_Aim_
From the data that follows, copy every line holding the string "this".

_Data records_
━━━
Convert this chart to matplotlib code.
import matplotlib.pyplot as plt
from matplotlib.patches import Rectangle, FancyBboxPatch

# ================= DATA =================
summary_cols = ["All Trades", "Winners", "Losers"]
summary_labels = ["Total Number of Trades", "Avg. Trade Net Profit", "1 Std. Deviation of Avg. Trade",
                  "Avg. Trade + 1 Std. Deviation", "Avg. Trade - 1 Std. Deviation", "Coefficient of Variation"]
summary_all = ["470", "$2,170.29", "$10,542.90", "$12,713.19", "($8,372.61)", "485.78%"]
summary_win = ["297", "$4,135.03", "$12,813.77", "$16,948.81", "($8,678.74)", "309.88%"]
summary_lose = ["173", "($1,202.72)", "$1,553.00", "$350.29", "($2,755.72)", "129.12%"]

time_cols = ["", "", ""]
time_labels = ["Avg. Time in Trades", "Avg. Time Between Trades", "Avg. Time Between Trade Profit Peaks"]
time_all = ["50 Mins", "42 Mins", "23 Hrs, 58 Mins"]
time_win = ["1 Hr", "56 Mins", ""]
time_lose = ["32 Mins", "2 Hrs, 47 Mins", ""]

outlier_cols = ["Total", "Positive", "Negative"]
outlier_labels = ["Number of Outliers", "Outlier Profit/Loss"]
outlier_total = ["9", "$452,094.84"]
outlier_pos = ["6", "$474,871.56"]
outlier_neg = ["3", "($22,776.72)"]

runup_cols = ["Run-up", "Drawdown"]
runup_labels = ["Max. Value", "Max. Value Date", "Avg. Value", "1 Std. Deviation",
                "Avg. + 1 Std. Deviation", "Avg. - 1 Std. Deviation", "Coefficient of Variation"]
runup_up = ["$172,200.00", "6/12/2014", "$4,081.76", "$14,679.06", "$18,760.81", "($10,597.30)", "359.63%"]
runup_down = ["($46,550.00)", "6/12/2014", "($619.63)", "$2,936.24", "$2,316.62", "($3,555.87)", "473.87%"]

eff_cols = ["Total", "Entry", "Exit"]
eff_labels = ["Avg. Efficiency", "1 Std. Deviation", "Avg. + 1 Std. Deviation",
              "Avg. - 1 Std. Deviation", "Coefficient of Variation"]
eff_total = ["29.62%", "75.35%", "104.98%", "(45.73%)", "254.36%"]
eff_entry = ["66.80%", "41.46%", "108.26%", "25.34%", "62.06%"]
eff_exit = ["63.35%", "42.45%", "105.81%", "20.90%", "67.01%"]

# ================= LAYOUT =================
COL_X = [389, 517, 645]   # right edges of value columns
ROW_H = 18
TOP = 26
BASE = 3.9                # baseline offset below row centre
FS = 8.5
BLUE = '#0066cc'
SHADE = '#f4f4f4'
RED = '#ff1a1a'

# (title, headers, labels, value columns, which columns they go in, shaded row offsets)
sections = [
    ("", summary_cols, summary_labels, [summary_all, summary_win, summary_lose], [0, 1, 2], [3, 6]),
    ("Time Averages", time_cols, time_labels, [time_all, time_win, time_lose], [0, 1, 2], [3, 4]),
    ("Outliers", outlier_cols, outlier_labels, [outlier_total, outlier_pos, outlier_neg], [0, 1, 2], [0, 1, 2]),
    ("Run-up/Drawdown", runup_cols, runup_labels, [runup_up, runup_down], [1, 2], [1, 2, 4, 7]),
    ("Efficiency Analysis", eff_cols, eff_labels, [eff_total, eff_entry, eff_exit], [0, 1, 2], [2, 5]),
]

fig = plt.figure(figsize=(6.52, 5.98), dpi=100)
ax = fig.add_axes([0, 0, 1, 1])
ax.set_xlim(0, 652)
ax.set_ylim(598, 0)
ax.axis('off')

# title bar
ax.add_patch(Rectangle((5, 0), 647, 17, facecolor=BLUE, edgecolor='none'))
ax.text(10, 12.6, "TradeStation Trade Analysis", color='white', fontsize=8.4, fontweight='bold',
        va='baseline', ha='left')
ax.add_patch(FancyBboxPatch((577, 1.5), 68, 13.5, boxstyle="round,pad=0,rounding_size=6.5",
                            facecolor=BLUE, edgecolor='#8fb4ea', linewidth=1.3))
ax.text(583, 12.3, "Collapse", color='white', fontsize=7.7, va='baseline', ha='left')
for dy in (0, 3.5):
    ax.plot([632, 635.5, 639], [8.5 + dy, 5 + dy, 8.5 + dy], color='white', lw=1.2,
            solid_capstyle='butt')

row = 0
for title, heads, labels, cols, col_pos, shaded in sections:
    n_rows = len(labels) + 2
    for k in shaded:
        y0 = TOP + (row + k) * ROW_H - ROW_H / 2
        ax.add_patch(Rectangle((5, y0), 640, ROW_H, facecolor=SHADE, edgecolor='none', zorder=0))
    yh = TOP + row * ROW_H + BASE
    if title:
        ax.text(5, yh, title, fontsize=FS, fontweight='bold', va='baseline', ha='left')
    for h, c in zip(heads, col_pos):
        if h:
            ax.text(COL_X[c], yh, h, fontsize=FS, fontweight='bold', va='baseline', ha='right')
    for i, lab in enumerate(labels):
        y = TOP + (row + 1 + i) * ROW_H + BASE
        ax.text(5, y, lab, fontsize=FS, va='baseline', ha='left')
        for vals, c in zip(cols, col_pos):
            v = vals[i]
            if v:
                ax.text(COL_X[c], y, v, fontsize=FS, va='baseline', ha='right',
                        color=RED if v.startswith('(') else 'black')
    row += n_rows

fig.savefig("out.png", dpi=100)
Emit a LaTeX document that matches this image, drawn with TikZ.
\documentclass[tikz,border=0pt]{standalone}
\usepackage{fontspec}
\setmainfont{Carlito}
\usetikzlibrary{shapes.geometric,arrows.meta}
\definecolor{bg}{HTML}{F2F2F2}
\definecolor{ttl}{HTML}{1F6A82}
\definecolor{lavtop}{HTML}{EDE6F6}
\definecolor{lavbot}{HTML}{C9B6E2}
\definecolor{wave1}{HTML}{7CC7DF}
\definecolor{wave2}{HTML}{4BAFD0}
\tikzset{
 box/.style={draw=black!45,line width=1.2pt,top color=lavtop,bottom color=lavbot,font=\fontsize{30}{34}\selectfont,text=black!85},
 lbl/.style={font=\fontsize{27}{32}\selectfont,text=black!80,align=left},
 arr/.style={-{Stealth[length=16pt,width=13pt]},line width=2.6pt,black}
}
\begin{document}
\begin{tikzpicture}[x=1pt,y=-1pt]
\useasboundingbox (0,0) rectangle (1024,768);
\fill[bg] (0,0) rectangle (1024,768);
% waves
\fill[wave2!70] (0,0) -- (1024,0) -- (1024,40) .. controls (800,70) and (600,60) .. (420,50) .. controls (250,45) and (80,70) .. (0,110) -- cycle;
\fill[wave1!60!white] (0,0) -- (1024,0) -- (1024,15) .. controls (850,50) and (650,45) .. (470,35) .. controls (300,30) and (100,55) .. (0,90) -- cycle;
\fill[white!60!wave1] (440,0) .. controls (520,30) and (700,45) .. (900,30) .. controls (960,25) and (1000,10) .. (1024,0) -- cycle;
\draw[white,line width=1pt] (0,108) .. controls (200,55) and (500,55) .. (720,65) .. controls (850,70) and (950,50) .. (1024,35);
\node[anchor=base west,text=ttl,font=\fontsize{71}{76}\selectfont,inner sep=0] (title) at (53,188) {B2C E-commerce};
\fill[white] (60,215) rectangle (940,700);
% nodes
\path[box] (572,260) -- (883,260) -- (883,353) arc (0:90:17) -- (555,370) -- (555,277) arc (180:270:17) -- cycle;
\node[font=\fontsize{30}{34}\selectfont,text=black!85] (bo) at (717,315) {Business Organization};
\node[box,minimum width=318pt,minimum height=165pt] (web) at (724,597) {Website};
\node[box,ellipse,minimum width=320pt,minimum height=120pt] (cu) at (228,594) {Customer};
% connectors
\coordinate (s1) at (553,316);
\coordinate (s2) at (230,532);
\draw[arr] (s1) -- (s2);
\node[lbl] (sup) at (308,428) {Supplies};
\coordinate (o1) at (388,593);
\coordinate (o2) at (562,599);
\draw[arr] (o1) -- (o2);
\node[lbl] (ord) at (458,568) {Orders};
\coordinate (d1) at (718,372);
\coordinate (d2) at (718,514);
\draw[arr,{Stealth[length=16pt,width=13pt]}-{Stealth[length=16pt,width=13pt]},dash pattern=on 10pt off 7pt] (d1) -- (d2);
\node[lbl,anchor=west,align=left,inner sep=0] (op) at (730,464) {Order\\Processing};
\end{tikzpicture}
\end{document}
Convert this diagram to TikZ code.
━━━
_Result of the exercise_
Convert this chart to matplotlib code.
Emit a LaTeX document that matches this image, drawn with TikZ.
Convert this diagram to TikZ code.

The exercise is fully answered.